Streaming On-Device End-to-End ASR System for Privacy-Sensitive Voice-Typing

Abhinav Garg, Gowtham P. Vadisetti, Dhananjaya Gowda, Sichen Jin, Aditya Jayasimha, Youngho Han, Jiyeon Kim, Junmo Park, Kwangyoun Kim, Sooyeon Kim, Young-yoon Lee, Kyungbo Min, Chanwoo Kim

In this paper, we present our streaming on-device end-to-end speech recognition solution for a privacy sensitive voice-typing application which primarily involves typing user private details and passwords. We highlight challenges specific to voice-typing scenario in the Korean language and propose solutions to these problems within the framework of a streaming attention-based speech recognition system. Some important challenges in voice-typing are the choice of output units, coupling of multiple characters into longer byte-pair encoded units, lack of sufficient training data.
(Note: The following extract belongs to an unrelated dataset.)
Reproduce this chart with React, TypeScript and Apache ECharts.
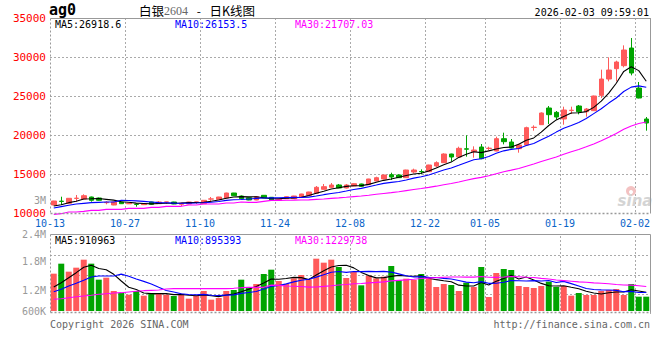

Apart from customizing a high accuracy open domain streaming speech recognition model for voice-typing applications, we retain the performance of the model for open domain tasks without significant degradation. We also explore domain biasing using a shallow fusion with a weighted finite state transducer (WFST). We obtain approximately 13% relative word error rate (WER) improvement on our internal Korean voice-typing dataset without a WFST and about 30% additional WER improvement with a WFST fusion.